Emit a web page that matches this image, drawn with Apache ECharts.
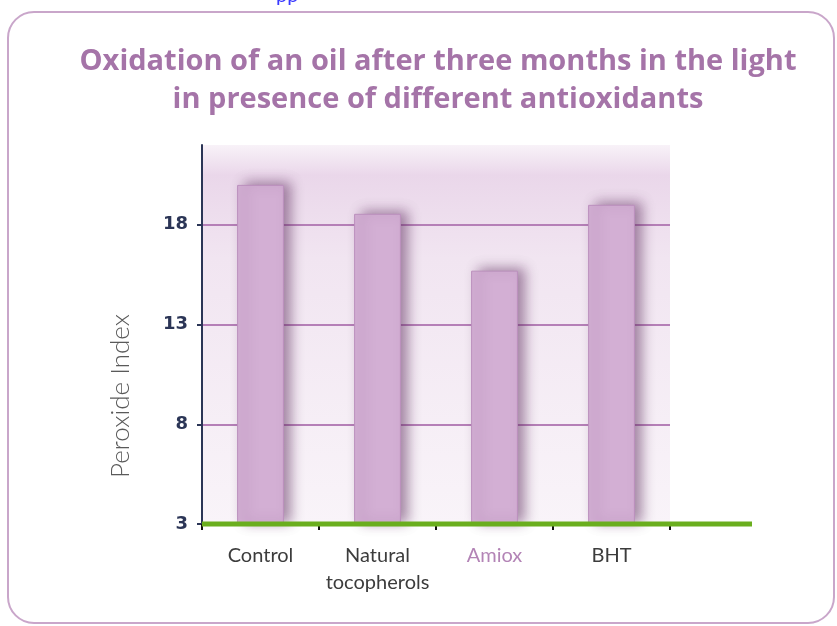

...

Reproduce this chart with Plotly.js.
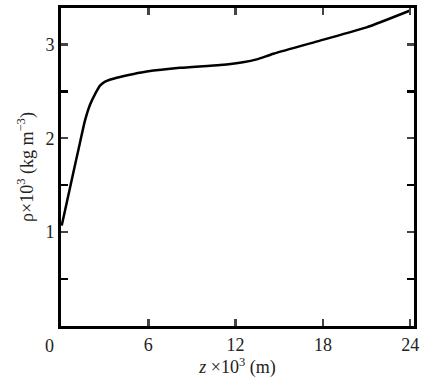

--

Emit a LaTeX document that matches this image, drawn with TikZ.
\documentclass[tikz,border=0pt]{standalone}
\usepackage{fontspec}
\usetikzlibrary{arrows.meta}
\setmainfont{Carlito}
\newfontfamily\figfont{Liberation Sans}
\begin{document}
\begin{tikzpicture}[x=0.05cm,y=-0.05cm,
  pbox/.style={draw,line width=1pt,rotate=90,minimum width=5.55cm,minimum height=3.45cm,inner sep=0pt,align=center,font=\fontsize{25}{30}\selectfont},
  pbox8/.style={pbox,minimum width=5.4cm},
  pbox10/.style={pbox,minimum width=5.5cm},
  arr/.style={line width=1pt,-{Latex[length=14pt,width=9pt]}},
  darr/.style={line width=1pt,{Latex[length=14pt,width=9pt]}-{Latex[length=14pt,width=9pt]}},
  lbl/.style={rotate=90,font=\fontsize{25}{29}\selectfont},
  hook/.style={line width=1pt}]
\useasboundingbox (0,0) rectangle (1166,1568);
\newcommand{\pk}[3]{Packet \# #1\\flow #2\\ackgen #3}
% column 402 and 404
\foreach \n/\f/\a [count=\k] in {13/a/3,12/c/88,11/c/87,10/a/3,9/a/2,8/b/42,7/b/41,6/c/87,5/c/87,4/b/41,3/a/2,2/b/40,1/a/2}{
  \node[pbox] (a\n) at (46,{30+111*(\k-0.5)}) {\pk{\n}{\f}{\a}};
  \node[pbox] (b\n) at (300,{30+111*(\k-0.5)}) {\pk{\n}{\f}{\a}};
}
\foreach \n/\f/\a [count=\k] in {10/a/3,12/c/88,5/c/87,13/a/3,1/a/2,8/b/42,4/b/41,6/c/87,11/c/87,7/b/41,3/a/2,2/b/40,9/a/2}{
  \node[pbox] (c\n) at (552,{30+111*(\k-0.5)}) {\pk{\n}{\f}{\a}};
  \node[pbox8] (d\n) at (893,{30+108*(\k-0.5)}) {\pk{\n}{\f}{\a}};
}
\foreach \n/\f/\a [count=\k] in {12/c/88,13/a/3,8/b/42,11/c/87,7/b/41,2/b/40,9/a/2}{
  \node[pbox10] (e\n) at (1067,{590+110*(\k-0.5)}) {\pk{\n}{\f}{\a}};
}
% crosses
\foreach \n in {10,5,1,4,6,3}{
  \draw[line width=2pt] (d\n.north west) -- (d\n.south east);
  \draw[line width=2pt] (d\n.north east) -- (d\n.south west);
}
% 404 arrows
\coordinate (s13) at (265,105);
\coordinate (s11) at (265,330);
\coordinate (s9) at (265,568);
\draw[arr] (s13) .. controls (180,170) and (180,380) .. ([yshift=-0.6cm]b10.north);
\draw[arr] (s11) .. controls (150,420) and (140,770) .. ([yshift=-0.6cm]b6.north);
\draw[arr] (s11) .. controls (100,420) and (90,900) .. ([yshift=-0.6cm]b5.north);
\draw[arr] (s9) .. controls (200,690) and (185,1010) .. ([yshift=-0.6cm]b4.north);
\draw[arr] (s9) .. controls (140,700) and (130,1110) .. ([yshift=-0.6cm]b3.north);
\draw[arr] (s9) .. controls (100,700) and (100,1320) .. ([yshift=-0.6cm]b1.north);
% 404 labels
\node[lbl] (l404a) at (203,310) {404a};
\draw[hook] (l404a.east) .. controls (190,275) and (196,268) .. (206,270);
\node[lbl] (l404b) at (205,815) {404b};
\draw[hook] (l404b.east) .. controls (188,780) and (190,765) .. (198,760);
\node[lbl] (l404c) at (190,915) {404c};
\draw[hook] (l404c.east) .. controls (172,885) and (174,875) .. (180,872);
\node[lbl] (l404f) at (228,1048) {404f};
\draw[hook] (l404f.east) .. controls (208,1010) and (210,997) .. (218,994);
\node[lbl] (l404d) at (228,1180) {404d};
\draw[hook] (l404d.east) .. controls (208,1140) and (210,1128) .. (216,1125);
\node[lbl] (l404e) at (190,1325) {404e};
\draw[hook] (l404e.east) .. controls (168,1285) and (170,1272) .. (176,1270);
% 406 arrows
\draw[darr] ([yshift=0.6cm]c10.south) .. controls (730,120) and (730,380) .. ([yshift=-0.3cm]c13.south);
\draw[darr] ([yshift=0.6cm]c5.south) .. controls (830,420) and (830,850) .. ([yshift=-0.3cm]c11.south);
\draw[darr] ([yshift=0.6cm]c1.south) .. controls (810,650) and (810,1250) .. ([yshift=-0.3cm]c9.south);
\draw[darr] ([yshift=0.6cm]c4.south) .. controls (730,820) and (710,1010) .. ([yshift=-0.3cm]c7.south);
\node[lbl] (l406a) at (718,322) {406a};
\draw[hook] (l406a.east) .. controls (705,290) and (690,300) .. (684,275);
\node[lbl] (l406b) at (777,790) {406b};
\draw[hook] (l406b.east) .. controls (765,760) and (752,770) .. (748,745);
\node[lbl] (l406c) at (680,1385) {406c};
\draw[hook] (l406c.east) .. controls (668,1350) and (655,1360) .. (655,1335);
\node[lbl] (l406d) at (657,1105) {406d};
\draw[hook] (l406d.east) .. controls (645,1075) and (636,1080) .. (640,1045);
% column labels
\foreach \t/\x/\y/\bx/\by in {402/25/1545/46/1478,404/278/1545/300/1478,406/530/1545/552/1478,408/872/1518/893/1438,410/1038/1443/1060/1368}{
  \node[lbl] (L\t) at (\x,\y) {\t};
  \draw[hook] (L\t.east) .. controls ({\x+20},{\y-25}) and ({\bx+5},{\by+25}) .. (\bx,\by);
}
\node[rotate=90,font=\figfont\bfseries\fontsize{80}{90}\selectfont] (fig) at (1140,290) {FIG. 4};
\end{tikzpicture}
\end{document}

__PROBLEM DESCRIPTION__. Work out how many lines in the entries hold the string "Emit". Your answer should consist solely of that number.

__EXERCISE RESULT__. 2